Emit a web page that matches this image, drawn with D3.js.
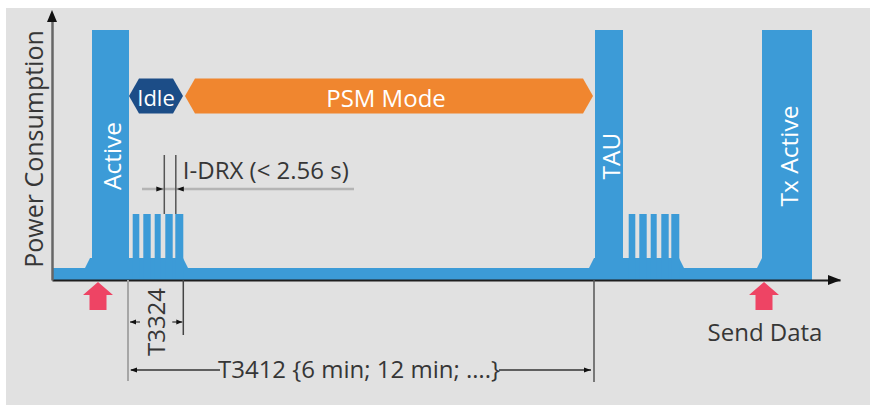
<!DOCTYPE html>
<html>
<head>
<meta charset="utf-8">
<script src="https://cdn.jsdelivr.net/npm/d3@7"></script>
<style>
  body { margin: 0; background: #fff; }
  svg text { font-family: "Open Sans", sans-serif; }
</style>
</head>
<body>
<div id="chart"></div>
<script>
// time runs in arbitrary units along x, power is % of peak current
var blockLabels = ["Active", "TAU", "Tx Active"];
var blockStart = [40, 543, 710];
var blockEnd = [77, 571, 760];
var blockPower = [100, 100, 100];

// raised shelf under each burst (with sloped feet)
var shelfStart = [33, 537, 705];
var shelfEnd = [136, 632, 760];
var shelfPower = 8.8;
var basePower = 4.8;

// paging pulses (I-DRX) after Active and after TAU
var drxStart1 = [80.7, 91.3, 102.7, 113.3, 123.3];
var drxEnd1 = [87.3, 98.7, 108.7, 120.7, 131.3];
var drxStart2 = [576.7, 587.3, 598.7, 609.3, 619.3];
var drxEnd2 = [583.3, 594.7, 604.7, 616.7, 627.3];
var drxPower = 26.4;

var phaseLabels = ["Idle", "PSM Mode"];
var phaseStart = [77, 133];
var phaseEnd = [131, 541];
var phaseColors = ["#1c4d87", "#f0862f"];

var sendTimes = [46, 712];

var yLabel = "Power Consumption";
var drxLabel = "I-DRX (< 2.56 s)";
var t3324Label = "T3324";
var t3412Label = "T3412 {6 min; 12 min; ….}";
var sendLabel = "Send Data";

var svgWidth = 870;
var svgHeight = 405;

var svg = d3.select("#chart")
  .append("svg")
  .attr("width", svgWidth)
  .attr("height", svgHeight);

// grey panel
svg.append("rect")
  .attr("x", 6)
  .attr("y", 8)
  .attr("width", svgWidth - 6)
  .attr("height", svgHeight - 8)
  .attr("fill", "#e1e1e1");

var x = d3.scaleLinear().domain([0, 788]).range([52, 840]);
var y = d3.scaleLinear().domain([0, 100]).range([280, 30]);

var blue = "#3c9bd7";
var ink = "#363636";
var plot = svg.append("g");

// baseline current
plot.append("rect")
  .attr("x", x(0))
  .attr("y", y(basePower))
  .attr("width", x(blockEnd[2]) - x(0))
  .attr("height", y(0) - y(basePower))
  .attr("fill", blue);

// shelves
var slope = 5;
plot.selectAll(".shelf")
  .data(shelfStart)
  .enter()
  .append("path")
  .attr("class", "shelf")
  .attr("d", (d, i) => "M" + x(d) + "," + y(basePower)
    + "L" + x(d + slope) + "," + y(shelfPower)
    + "L" + x(shelfEnd[i] - slope) + "," + y(shelfPower)
    + "L" + x(shelfEnd[i]) + "," + y(basePower) + "Z")
  .attr("fill", blue);

// big blocks
plot.selectAll(".block")
  .data(blockStart)
  .enter()
  .append("rect")
  .attr("class", "block")
  .attr("x", d => x(d))
  .attr("y", (d, i) => y(blockPower[i]))
  .attr("width", (d, i) => x(blockEnd[i]) - x(d))
  .attr("height", (d, i) => y(0) - y(blockPower[i]))
  .attr("fill", blue);

// pulses
var pulses = drxStart1.map((d, i) => [d, drxEnd1[i]])
  .concat(drxStart2.map((d, i) => [d, drxEnd2[i]]));
plot.selectAll(".pulse")
  .data(pulses)
  .enter()
  .append("rect")
  .attr("class", "pulse")
  .attr("x", d => x(d[0]))
  .attr("y", y(drxPower))
  .attr("width", d => x(d[1]) - x(d[0]))
  .attr("height", y(0) - y(drxPower))
  .attr("fill", blue);

// block labels
plot.selectAll(".blabel")
  .data(blockLabels)
  .enter()
  .append("text")
  .attr("class", "blabel")
  .attr("transform", (d, i) => `translate(${x((blockStart[i] + blockEnd[i]) / 2) + 1}, 156) rotate(-90)`)
  .attr("text-anchor", "middle")
  .attr("dominant-baseline", "central")
  .attr("font-size", 24.5)
  .attr("fill", "#fff")
  .text(d => d);

// phase banners
var bandY = 96, bandH = 17.5, tip = 10;
plot.selectAll(".phase")
  .data(phaseLabels)
  .enter()
  .append("path")
  .attr("class", "phase")
  .attr("d", (d, i) => {
    var a = x(phaseStart[i]), b = x(phaseEnd[i]);
    return "M" + a + "," + bandY + "L" + (a + tip) + "," + (bandY - bandH)
      + "L" + (b - tip) + "," + (bandY - bandH) + "L" + b + "," + bandY
      + "L" + (b - tip) + "," + (bandY + bandH) + "L" + (a + tip) + "," + (bandY + bandH) + "Z";
  })
  .attr("fill", (d, i) => phaseColors[i]);

plot.selectAll(".plabel")
  .data(phaseLabels)
  .enter()
  .append("text")
  .attr("class", "plabel")
  .attr("x", (d, i) => x((phaseStart[i] + phaseEnd[i]) / 2) - (i ? 3 : 0))
  .attr("y", bandY + 1)
  .attr("text-anchor", "middle")
  .attr("dominant-baseline", "central")
  .attr("font-size", (d, i) => i ? 24 : 22)
  .attr("fill", "#fff")
  .text(d => d);

// axes
var xAxis = d3.axisBottom(x).tickValues([]).tickSizeOuter(0);
svg.append("g")
  .attr("transform", `translate(0, ${y(0)})`)
  .call(xAxis)
  .call(g => g.select(".domain").attr("stroke", "#1e1e1e").attr("stroke-width", 2));

var yAxisScale = y.copy().domain([0, 104]).range([y(0), y(104)]);
var yAxis = d3.axisLeft(yAxisScale).tickValues([]).tickSizeOuter(0);
svg.append("g")
  .attr("transform", `translate(${x(0)}, 0)`)
  .call(yAxis)
  .call(g => g.select(".domain").attr("stroke", "#666").attr("stroke-width", 2.5));

// axis arrowheads
svg.append("path")
  .attr("d", `M${x(788) + 1},${y(0)}L${x(788) - 12},${y(0) - 5}L${x(788) - 12},${y(0) + 5}Z`)
  .attr("fill", "#111");
svg.append("path")
  .attr("d", `M${x(0)},10L${x(0) - 5},22L${x(0) + 5},22Z`)
  .attr("fill", "#111");

svg.append("text")
  .attr("transform", `translate(33, 149) rotate(-90)`)
  .attr("text-anchor", "middle")
  .attr("dominant-baseline", "central")
  .attr("font-size", 25)
  .attr("fill", ink)
  .text(yLabel);

// send-data arrows
svg.selectAll(".send")
  .data(sendTimes)
  .enter()
  .append("path")
  .attr("class", "send")
  .attr("d", d => {
    var c = x(d);
    return `M${c},282L${c + 15},295L${c + 8.5},295L${c + 8.5},310L${c - 8.5},310L${c - 8.5},295L${c - 15},295Z`;
  })
  .attr("fill", "#ee4464");

svg.append("text")
  .attr("x", x(sendTimes[1]) + 1)
  .attr("y", 341)
  .attr("text-anchor", "middle")
  .attr("font-size", 24)
  .attr("fill", ink)
  .text(sendLabel);

// small arrowhead helper: tip at (tx, ty), dir = +1 points right, -1 left
function arrowHead(g, tx, ty, dir, len, half) {
  g.append("path")
    .attr("d", `M${tx},${ty}L${tx - dir * len},${ty - half}L${tx - dir * len},${ty + half}Z`)
    .attr("fill", "#111");
}

var ann = svg.append("g");

// I-DRX
var drxA = x(drxStart1[3]) - 1, drxB = x(drxStart1[4]) + 0.5;
ann.append("line")
  .attr("x1", 142).attr("x2", 354).attr("y1", 189).attr("y2", 189)
  .attr("stroke", "#b4b4b4").attr("stroke-width", 2.5);
[drxA, drxB].forEach(v => {
  ann.append("line")
    .attr("x1", v).attr("x2", v).attr("y1", 155).attr("y2", y(drxPower))
    .attr("stroke", "#555").attr("stroke-width", 1.5);
});
arrowHead(ann, drxA - 1, 189, 1, 7, 2.5);
arrowHead(ann, drxB + 1, 189, -1, 7, 2.5);
ann.append("text")
  .attr("x", drxB + 7)
  .attr("y", 179)
  .attr("font-size", 24)
  .attr("fill", ink)
  .text(drxLabel);

// T3324
var t0 = x(blockEnd[0]) - 1, t1 = x(drxEnd1[4]);
ann.append("line")
  .attr("x1", t0).attr("x2", t0).attr("y1", y(0)).attr("y2", 381)
  .attr("stroke", "#a6a6a6").attr("stroke-width", 2);
ann.append("line")
  .attr("x1", t1).attr("x2", t1).attr("y1", y(0)).attr("y2", 335)
  .attr("stroke", "#444").attr("stroke-width", 1.5);
ann.append("line")
  .attr("x1", t0 + 2).attr("x2", t0 + 12).attr("y1", 322).attr("y2", 322)
  .attr("stroke", "#333").attr("stroke-width", 1.2);
ann.append("line")
  .attr("x1", t1 - 11).attr("x2", t1 - 1).attr("y1", 322).attr("y2", 322)
  .attr("stroke", "#333").attr("stroke-width", 1.2);
arrowHead(ann, t0 + 2, 322, -1, 6, 2.5);
arrowHead(ann, t1 - 1, 322, 1, 6, 2.5);
ann.append("text")
  .attr("transform", `translate(${(t0 + t1) / 2}, 322) rotate(-90)`)
  .attr("text-anchor", "middle")
  .attr("dominant-baseline", "central")
  .attr("font-size", 24)
  .attr("fill", ink)
  .text(t3324Label);

// T3412
var u1 = x(blockStart[1]) - 1;
ann.append("line")
  .attr("x1", u1).attr("x2", u1).attr("y1", y(0)).attr("y2", 382)
  .attr("stroke", "#555").attr("stroke-width", 1.5);
var tCenter = (t0 + u1) / 2 - 2;
var tText = ann.append("text")
  .attr("x", tCenter)
  .attr("y", 378)
  .attr("text-anchor", "middle")
  .attr("font-size", 24)
  .attr("fill", ink)
  .text(t3412Label);
var tw = tText.node().getComputedTextLength();
var textL = tCenter - tw / 2, textR = tCenter + tw / 2;
ann.append("line")
  .attr("x1", t0 + 3).attr("x2", textL + 2).attr("y1", 370).attr("y2", 370)
  .attr("stroke", "#333").attr("stroke-width", 1.3);
ann.append("line")
  .attr("x1", textR - 1).attr("x2", u1 - 3).attr("y1", 370).attr("y2", 370)
  .attr("stroke", "#333").attr("stroke-width", 1.3);
arrowHead(ann, t0 + 2, 370, -1, 7, 2.5);
arrowHead(ann, u1 - 3, 370, 1, 7, 2.5);
</script>
</body>
</html>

---+---

* **Directions**
Select all lines in the listing that include the word "with".

* **Response**
Emit a web page that matches this image, drawn with D3.js.
// raised shelf under each burst (with sloped feet)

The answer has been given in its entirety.